● **WHAT THE TASK REQUIRES**
Where a line holds the word "chart", copy that line.

● **MATERIAL SUPPLIED**
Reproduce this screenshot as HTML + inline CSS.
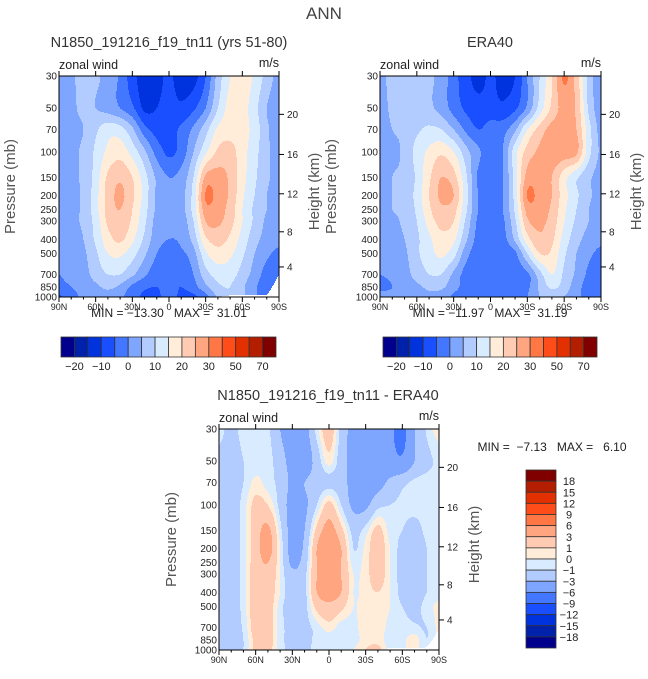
==
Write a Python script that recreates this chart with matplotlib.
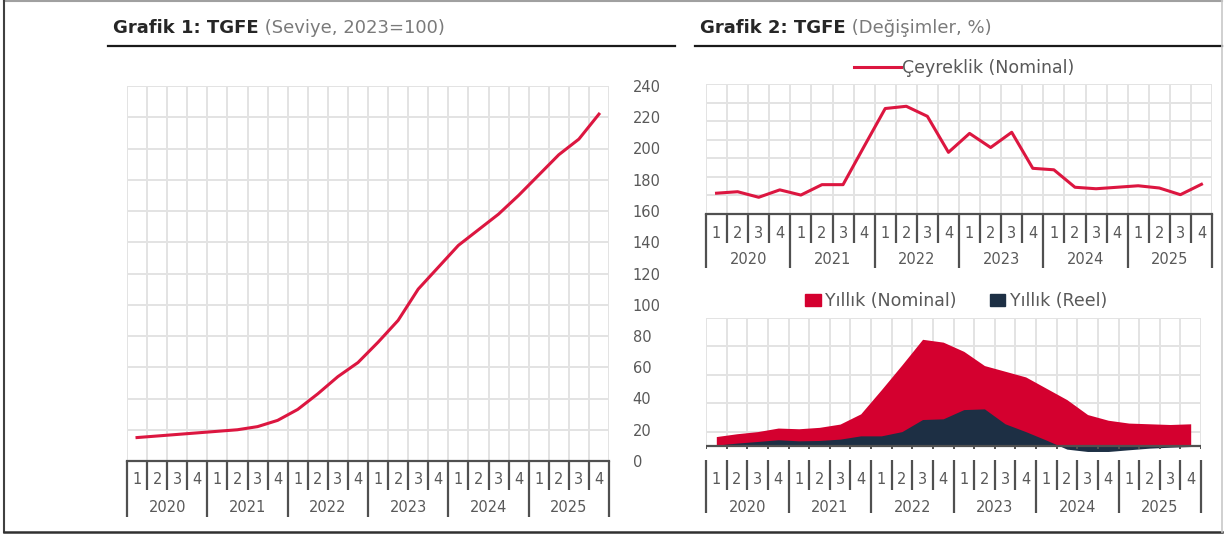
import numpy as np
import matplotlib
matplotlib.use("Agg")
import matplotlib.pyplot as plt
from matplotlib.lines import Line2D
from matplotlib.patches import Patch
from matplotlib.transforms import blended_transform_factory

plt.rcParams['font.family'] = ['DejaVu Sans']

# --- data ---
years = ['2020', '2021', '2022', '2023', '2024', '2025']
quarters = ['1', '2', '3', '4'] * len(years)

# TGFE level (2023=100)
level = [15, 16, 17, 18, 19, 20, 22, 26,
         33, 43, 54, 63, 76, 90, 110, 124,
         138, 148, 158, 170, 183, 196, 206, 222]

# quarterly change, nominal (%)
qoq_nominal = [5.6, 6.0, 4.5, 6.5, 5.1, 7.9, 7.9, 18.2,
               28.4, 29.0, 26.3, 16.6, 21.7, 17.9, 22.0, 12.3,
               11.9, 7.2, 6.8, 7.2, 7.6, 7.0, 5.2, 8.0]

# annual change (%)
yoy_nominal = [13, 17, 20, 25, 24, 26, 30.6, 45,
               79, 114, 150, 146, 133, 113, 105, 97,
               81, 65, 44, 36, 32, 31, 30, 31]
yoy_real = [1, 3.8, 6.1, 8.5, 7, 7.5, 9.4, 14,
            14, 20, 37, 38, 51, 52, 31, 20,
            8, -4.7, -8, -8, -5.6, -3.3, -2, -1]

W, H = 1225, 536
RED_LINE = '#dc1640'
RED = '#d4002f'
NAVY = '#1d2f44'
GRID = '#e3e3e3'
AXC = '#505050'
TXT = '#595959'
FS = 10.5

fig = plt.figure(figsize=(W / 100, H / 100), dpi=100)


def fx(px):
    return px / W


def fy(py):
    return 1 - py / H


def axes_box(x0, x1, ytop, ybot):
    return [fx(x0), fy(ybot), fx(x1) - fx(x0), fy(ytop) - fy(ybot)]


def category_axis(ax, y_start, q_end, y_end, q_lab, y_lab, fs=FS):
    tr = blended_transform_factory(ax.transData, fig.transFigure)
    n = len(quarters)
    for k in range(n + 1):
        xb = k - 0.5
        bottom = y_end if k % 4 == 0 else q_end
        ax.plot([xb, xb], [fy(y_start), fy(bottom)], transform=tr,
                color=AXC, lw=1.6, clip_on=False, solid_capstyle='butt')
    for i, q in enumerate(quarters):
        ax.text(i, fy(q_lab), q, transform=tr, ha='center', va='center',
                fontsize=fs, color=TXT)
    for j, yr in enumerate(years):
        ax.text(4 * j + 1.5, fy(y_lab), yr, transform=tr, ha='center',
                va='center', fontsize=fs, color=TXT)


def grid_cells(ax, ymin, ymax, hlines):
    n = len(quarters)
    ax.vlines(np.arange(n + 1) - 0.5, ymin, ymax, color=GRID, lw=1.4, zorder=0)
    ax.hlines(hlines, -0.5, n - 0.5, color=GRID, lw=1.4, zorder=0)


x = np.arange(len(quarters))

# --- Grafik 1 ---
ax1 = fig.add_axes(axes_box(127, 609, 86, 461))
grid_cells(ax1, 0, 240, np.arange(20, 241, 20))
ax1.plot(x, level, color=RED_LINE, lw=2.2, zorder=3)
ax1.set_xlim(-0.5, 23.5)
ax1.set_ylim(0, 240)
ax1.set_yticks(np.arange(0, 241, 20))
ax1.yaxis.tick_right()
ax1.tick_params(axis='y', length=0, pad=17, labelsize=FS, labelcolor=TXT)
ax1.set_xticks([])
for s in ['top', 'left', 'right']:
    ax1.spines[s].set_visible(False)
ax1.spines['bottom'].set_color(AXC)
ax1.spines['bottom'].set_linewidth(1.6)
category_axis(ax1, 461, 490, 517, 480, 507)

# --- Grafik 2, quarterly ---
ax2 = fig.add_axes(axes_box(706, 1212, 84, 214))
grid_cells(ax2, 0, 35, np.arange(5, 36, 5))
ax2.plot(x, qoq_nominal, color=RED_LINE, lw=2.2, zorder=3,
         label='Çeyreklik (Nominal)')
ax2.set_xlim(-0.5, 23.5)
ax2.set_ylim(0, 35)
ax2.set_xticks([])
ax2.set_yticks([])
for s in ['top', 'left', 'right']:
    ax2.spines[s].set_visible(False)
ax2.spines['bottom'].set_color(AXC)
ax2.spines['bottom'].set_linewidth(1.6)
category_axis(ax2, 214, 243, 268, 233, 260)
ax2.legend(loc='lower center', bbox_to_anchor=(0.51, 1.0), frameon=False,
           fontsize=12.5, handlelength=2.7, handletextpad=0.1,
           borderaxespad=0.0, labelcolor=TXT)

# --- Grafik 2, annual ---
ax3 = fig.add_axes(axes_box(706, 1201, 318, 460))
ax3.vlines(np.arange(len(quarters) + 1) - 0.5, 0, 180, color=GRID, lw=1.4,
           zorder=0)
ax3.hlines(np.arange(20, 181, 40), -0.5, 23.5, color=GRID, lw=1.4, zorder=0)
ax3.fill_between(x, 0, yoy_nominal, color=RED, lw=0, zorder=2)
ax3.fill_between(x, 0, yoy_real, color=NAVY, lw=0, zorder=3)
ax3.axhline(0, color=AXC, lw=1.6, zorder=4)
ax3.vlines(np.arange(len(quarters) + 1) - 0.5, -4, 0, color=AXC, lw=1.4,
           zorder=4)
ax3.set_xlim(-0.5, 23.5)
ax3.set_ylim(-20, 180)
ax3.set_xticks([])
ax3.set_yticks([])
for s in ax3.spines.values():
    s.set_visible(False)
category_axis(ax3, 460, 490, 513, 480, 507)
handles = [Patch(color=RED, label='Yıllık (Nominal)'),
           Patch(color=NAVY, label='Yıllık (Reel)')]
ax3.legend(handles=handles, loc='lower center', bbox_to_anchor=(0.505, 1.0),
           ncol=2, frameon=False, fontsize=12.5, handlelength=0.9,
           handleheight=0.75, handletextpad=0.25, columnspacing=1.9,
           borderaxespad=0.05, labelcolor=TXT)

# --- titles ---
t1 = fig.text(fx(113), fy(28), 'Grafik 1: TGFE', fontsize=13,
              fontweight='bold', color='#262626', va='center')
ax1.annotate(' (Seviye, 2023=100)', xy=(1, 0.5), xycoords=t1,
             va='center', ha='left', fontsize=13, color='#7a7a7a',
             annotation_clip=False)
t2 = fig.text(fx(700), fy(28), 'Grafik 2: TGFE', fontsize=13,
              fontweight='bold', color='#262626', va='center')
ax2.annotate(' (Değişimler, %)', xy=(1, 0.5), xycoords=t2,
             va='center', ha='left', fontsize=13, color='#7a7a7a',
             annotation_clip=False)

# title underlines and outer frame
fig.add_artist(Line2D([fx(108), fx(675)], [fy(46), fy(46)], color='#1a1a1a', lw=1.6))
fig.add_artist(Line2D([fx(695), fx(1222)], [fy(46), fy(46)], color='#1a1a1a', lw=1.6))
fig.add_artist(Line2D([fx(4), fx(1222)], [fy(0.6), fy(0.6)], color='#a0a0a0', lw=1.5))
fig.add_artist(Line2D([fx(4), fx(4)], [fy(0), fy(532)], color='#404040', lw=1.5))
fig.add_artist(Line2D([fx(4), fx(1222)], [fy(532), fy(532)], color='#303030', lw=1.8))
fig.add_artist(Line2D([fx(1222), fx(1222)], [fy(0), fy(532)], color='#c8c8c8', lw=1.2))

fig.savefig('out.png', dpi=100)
* * *
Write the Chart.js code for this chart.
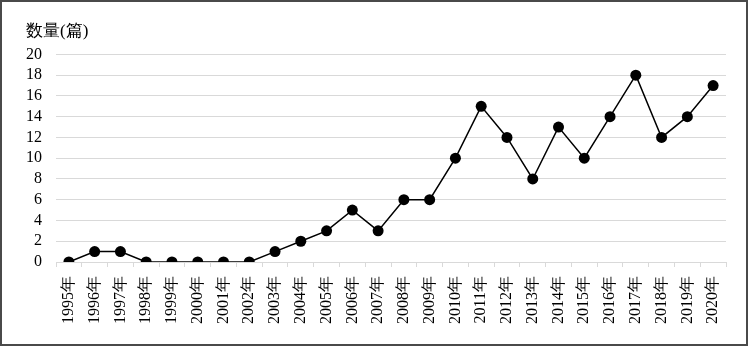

● **EXERCISE ANSWER**
Write a Python script that recreates this chart with matplotlib.
Write the Chart.js code for this chart.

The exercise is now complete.